Date of Award
January 2020
Document Type
Thesis
Degree Name
Medical Doctor (MD)
Department
Medicine
First Advisor
Naomi Rogers
Second Advisor
Anna Reisman
Abstract
In the Spring of 1970, Bobby Seale, one of the founders of the Black Panther Party was being held in New Haven, Connecticut, on false charges of murder, kidnapping, and conspiracy to murder a fellow Black Panther. If convicted, Seale faced the electric chair. The Black Panthers, mobilizing to fight for Seale’s life, found unlikely allies in the administration and students of Yale University. Working together with Yale students, citizens of New Haven, and radical New Left leaders from across the country, the Panthers organized a massive May Day Rally in order to protest Seale’s trial and demand his release.

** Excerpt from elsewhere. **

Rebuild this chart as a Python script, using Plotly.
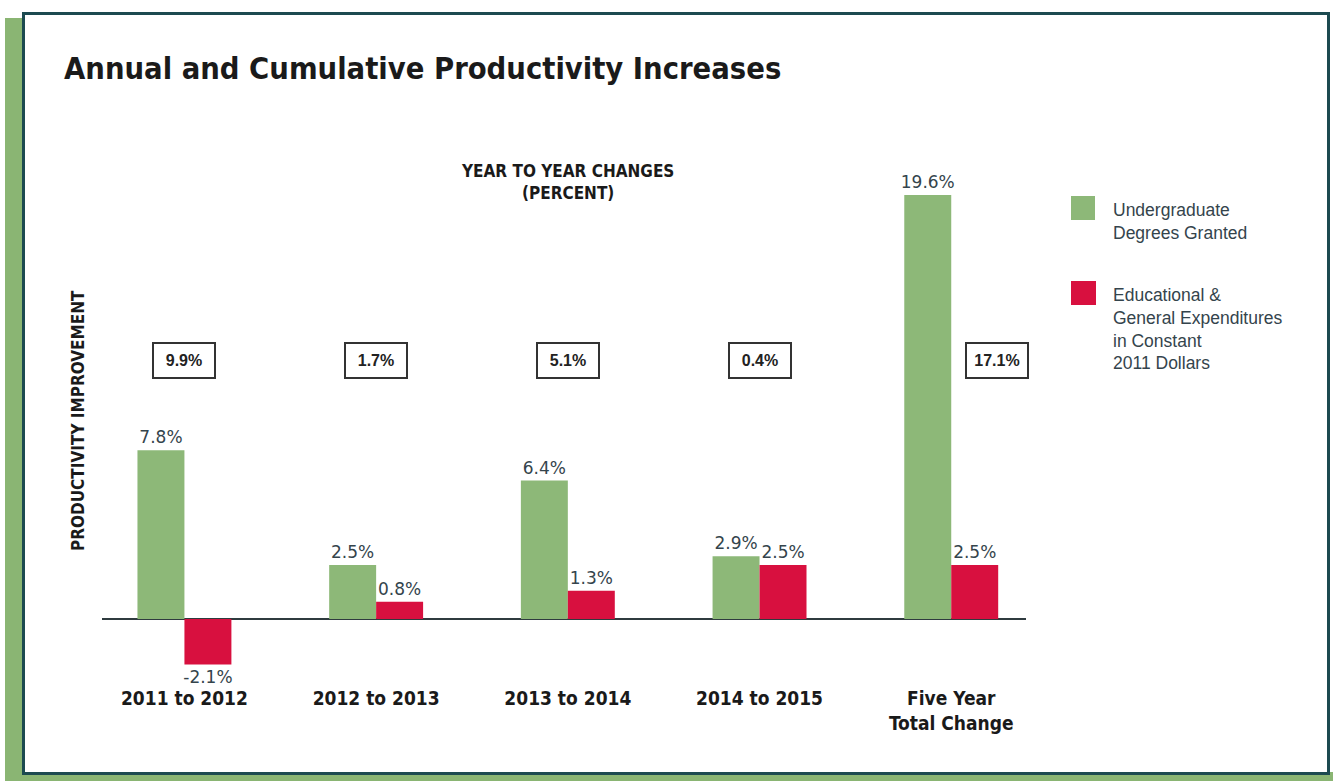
import plotly.graph_objects as go

categories = ["2011 to 2012", "2012 to 2013", "2013 to 2014", "2014 to 2015", "Five Year<br>Total Change"]
degrees = [7.8, 2.5, 6.4, 2.9, 19.6]
expenditures = [-2.1, 0.8, 1.3, 2.5, 2.5]
improvement = ["9.9%", "1.7%", "5.1%", "0.4%", "17.1%"]

GREEN = "#8db878"
RED = "#d8103f"
TEXT = "#34444c"
NARROW = "Liberation Sans Narrow, DejaVu Sans Condensed, Arial Narrow, sans-serif"
REG = "Liberation Sans, Arial, sans-serif"
WIDE = "DejaVu Sans, sans-serif"

W, H = 1333, 781
L, R, T, B = 102, 1026, 150, 680
PW, PH = R - L, B - T


def px(x):
    return (x - L) / PW


def py(y):
    return (B - y) / PH


fig = go.Figure()
fig.add_trace(go.Bar(
    x=categories, y=degrees, marker=dict(color=GREEN, line=dict(width=0)),
    text=[f"{v}%" for v in degrees], textposition="outside", constraintext="none",
    textfont=dict(family=WIDE, size=17, color=TEXT), cliponaxis=False,
    name="Undergraduate Degrees Granted", showlegend=False,
))
fig.add_trace(go.Bar(
    x=categories, y=expenditures, marker=dict(color=RED, line=dict(width=0)),
    text=[f"{v}%" for v in expenditures], textposition="outside", constraintext="none",
    textfont=dict(family=WIDE, size=17, color=TEXT), cliponaxis=False,
    name="Educational & General Expenditures in Constant 2011 Dollars", showlegend=False,
))

shapes = [
    dict(type="rect", xref="paper", yref="paper", x0=px(5), x1=px(25), y0=py(781), y1=py(18),
         fillcolor="#8ab573", line=dict(width=0), layer="below"),
    dict(type="rect", xref="paper", yref="paper", x0=px(5), x1=px(1333), y0=py(781), y1=py(772),
         fillcolor="#8ab573", line=dict(width=0), layer="below"),
    dict(type="rect", xref="paper", yref="paper", x0=px(23.5), x1=px(1328.5), y0=py(773.5), y1=py(13.5),
         fillcolor="white", line=dict(color="#1c4a50", width=3), layer="below"),
    dict(type="rect", xref="paper", yref="paper", x0=px(1071), x1=px(1095), y0=py(220), y1=py(196),
         fillcolor=GREEN, line=dict(width=0)),
    dict(type="rect", xref="paper", yref="paper", x0=px(1071), x1=px(1096), y0=py(305), y1=py(281),
         fillcolor=RED, line=dict(width=0)),
]

annotations = [
    dict(text="<b>Annual and Cumulative Productivity Increases</b>", xref="paper", yref="paper",
         x=px(62), y=py(68), xanchor="left", yanchor="middle", showarrow=False,
         font=dict(family=NARROW, size=30.6, color="#1a1a1a")),
    dict(text="<b>YEAR TO YEAR CHANGES<br>(PERCENT)</b>", xref="paper", yref="paper",
         x=px(567), y=py(182), xanchor="center", yanchor="middle", showarrow=False,
         font=dict(family=NARROW, size=17, color="#1a1a1a")),
    dict(text="<b>PRODUCTIVITY IMPROVEMENT</b>", xref="paper", yref="paper", textangle=-90,
         x=px(78), y=py(421), xanchor="center", yanchor="middle", showarrow=False,
         font=dict(family=NARROW, size=17, color="#1a1a1a")),
    dict(text="Undergraduate<br>Degrees Granted", xref="paper", yref="paper",
         x=px(1111), y=py(221), xanchor="left", yanchor="middle", align="left", showarrow=False,
         font=dict(family=REG, size=17.5, color=TEXT)),
    dict(text="Educational &<br>General Expenditures<br>in Constant<br>2011 Dollars", xref="paper", yref="paper",
         x=px(1111), y=py(329), xanchor="left", yanchor="middle", align="left", showarrow=False,
         font=dict(family=REG, size=17.5, color=TEXT)),
]

for i, (cat, lab) in enumerate(zip(categories, improvement)):
    annotations.append(dict(
        text=f"<b>{lab}</b>", x=cat, xref="x", y=py(360), yref="paper",
        xshift=46 if i == len(categories) - 1 else 0,
        xanchor="center", yanchor="middle", showarrow=False, width=52, height=25,
        bordercolor="#333333", borderwidth=2, borderpad=4, bgcolor="white",
        font=dict(family=REG, size=16, color="#222222"),
    ))

fig.update_layout(
    width=W, height=H, margin=dict(l=L, r=W - R, t=T, b=H - B),
    paper_bgcolor="white", plot_bgcolor="rgba(0,0,0,0)",
    barmode="group", bargap=0.51, bargroupgap=0,
    shapes=shapes, annotations=annotations, showlegend=False,
    xaxis=dict(range=[-0.43, 4.39], showgrid=False, showline=False, ticks="", zeroline=False,
               tickfont=dict(family=NARROW, size=19, color="#1a1a1a"), tickprefix="<b>", ticksuffix="</b>",
               ticklabelstandoff=5),
    yaxis=dict(range=[-2.82, 21.68], showgrid=False, showticklabels=False, showline=False, ticks="",
               zeroline=True, zerolinecolor="#2f3b3f", zerolinewidth=2),
)

fig.write_html("out.html")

Others have documented the legal history of the Seale trial, and, to some extent, the involvement of Yale administrators and undergraduate Yale students in helping to organize the Rally. A few of those who participated in the Rally have penned personal accounts of their experiences. Working chiefly with primary documents, first-person interviews, and institutional and media archives, this thesis tells the little-known story of how Yale medical students partnered with the Black Panther Party, Panther allies in New Haven, Yale undergraduates, and even some Yale faculty, to organize medical aid for the May Day Rally. It also explores the politics of medical presence at protests for racial justice and locates the May Day Rally within the broader racial landscape of student protest in the 1960s and 70s.
Recommended Citation
Anderson, Nientara, "“there Are Medics In The Crowd”: Medical Aid And Politics Of Protest At The 1970 May Day Rally To Free Bobby Seale" (2020). Yale Medicine Thesis Digital Library. 3880.
https://elischolar.library.yale.edu/ymtdl/3880
Comments
This thesis is restricted to Yale network users only. This thesis is permanently embargoed from public release.